%%

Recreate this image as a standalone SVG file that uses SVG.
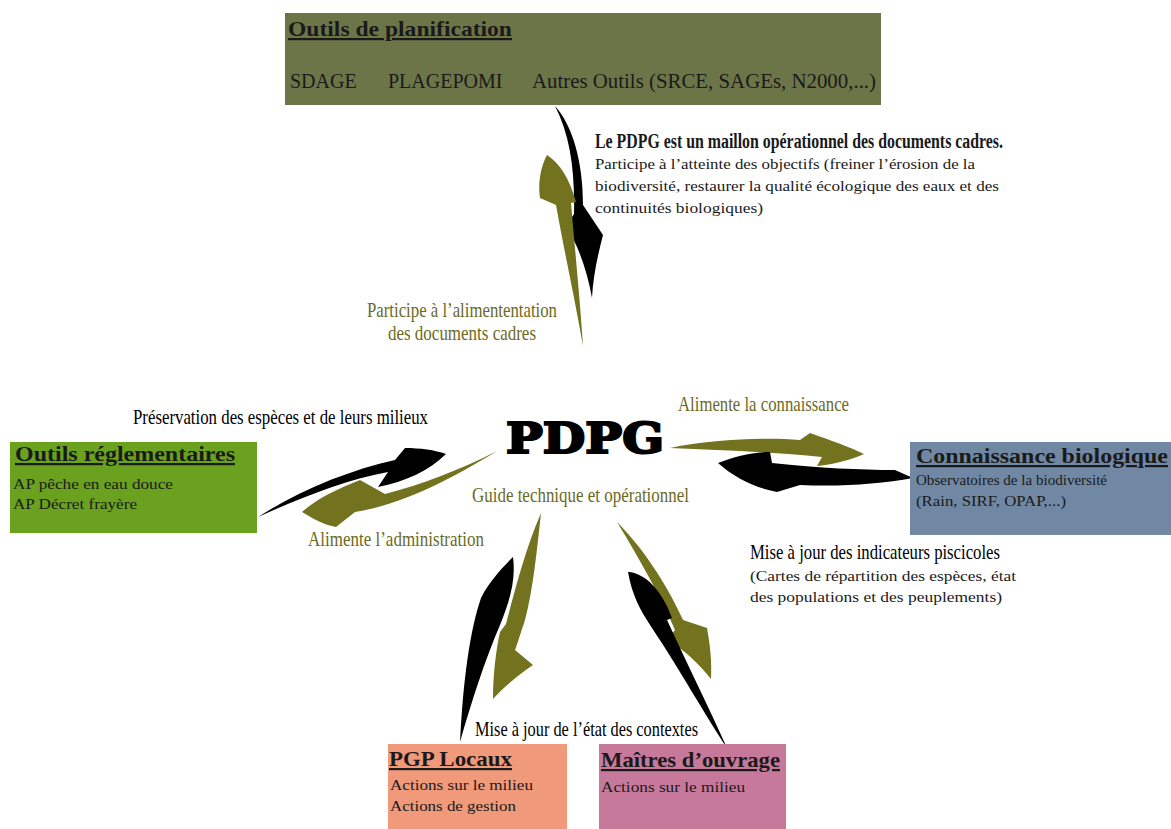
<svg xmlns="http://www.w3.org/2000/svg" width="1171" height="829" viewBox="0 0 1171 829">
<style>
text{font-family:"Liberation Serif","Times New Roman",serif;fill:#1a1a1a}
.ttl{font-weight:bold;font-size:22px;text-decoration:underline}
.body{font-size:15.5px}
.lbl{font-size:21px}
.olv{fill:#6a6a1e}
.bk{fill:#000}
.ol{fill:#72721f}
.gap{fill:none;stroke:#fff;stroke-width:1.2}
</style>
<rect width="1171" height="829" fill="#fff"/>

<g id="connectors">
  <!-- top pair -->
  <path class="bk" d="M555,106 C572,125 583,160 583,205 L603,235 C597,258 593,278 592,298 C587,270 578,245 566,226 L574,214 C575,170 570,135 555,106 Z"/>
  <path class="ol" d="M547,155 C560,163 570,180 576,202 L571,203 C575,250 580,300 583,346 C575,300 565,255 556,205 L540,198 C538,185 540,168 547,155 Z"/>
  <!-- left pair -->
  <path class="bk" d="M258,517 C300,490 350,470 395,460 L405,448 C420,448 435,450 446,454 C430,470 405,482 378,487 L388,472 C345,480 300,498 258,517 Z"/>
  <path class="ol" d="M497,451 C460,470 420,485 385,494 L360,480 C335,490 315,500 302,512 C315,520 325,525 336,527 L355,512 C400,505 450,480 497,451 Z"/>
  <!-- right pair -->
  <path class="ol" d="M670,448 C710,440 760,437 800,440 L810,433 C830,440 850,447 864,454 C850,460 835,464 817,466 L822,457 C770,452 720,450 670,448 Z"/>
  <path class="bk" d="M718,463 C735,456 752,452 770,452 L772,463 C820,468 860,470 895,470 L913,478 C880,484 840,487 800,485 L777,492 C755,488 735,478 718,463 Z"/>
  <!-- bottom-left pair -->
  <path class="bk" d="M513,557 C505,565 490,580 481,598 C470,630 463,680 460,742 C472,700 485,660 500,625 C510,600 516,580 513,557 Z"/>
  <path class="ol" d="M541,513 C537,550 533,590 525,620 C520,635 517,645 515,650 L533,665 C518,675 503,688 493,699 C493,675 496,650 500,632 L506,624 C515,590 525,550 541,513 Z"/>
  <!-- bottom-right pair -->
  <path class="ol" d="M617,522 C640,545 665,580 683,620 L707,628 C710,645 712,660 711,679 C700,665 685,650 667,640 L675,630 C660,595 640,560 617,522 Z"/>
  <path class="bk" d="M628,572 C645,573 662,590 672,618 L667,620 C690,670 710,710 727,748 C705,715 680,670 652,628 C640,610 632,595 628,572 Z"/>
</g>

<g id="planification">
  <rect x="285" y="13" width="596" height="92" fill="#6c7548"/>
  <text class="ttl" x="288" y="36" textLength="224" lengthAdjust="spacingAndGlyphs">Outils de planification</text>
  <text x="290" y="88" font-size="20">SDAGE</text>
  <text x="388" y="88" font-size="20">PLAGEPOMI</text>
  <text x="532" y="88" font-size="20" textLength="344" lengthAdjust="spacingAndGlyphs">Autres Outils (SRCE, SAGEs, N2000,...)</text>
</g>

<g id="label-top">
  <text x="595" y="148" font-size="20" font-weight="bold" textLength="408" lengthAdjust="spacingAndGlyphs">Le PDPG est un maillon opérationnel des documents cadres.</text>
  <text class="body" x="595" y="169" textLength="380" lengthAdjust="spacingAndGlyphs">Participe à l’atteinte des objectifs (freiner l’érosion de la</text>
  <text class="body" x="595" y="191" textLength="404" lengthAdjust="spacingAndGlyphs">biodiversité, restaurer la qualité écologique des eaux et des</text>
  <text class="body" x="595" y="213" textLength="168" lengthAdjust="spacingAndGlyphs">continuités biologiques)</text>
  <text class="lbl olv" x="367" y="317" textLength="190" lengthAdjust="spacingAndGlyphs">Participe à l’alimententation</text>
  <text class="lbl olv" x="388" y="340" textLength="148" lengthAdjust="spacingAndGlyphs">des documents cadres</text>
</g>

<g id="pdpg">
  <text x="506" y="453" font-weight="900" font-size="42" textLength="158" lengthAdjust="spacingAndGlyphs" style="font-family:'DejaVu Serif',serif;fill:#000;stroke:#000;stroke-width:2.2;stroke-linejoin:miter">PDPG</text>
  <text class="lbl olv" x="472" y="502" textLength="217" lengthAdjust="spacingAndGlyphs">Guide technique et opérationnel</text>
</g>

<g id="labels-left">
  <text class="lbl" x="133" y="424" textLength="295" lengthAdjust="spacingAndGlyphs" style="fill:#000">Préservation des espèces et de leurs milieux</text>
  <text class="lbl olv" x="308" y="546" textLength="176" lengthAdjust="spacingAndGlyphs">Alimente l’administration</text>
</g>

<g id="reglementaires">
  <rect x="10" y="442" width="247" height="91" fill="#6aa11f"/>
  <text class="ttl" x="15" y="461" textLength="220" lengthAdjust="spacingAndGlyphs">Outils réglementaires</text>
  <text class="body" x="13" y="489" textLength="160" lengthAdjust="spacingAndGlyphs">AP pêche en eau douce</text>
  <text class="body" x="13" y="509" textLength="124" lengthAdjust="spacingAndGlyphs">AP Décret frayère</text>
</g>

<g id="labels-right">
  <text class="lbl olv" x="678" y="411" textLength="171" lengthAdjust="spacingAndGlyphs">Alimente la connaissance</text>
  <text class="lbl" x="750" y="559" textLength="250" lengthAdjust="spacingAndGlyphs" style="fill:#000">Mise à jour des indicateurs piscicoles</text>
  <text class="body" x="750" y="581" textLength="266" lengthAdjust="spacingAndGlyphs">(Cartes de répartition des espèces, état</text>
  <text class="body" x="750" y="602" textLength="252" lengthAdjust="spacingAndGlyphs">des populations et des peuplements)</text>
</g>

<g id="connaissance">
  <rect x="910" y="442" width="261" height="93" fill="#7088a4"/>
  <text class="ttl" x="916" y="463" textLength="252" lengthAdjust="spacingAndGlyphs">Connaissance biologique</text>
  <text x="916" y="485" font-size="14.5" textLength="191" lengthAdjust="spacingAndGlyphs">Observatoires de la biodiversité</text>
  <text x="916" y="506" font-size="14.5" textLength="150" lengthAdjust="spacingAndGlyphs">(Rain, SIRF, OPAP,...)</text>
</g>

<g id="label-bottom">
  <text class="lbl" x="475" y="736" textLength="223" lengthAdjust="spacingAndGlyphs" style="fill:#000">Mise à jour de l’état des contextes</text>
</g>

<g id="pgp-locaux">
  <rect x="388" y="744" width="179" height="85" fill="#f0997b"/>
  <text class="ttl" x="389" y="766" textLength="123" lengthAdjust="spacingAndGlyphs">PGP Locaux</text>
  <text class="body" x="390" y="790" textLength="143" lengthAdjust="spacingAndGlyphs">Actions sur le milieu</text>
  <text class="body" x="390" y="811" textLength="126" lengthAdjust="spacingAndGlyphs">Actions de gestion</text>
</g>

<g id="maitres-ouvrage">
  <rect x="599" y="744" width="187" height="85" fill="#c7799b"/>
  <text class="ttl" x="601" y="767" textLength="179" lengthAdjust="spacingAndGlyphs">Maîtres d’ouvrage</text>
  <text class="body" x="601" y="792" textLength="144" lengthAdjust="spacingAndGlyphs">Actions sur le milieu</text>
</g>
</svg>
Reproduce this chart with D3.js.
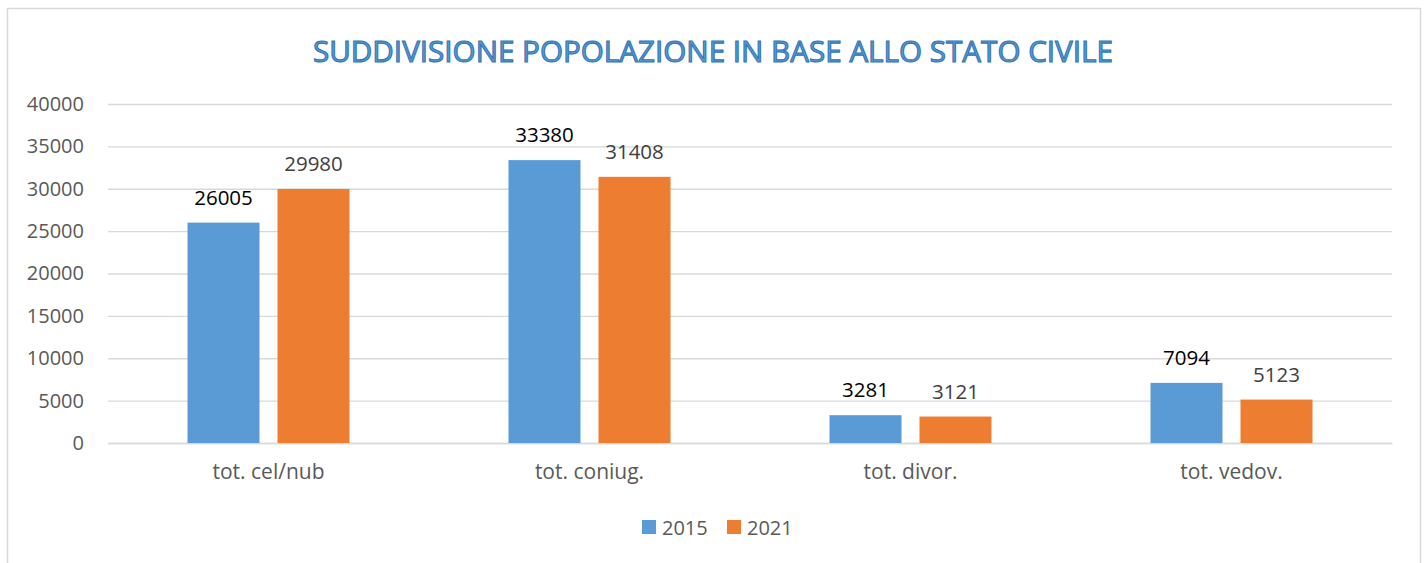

%%

Copy every line in the listing above where the string "this" turns up.

Recreate this image as a standalone SVG file that uses SVG.
Reproduce this chart with D3.js.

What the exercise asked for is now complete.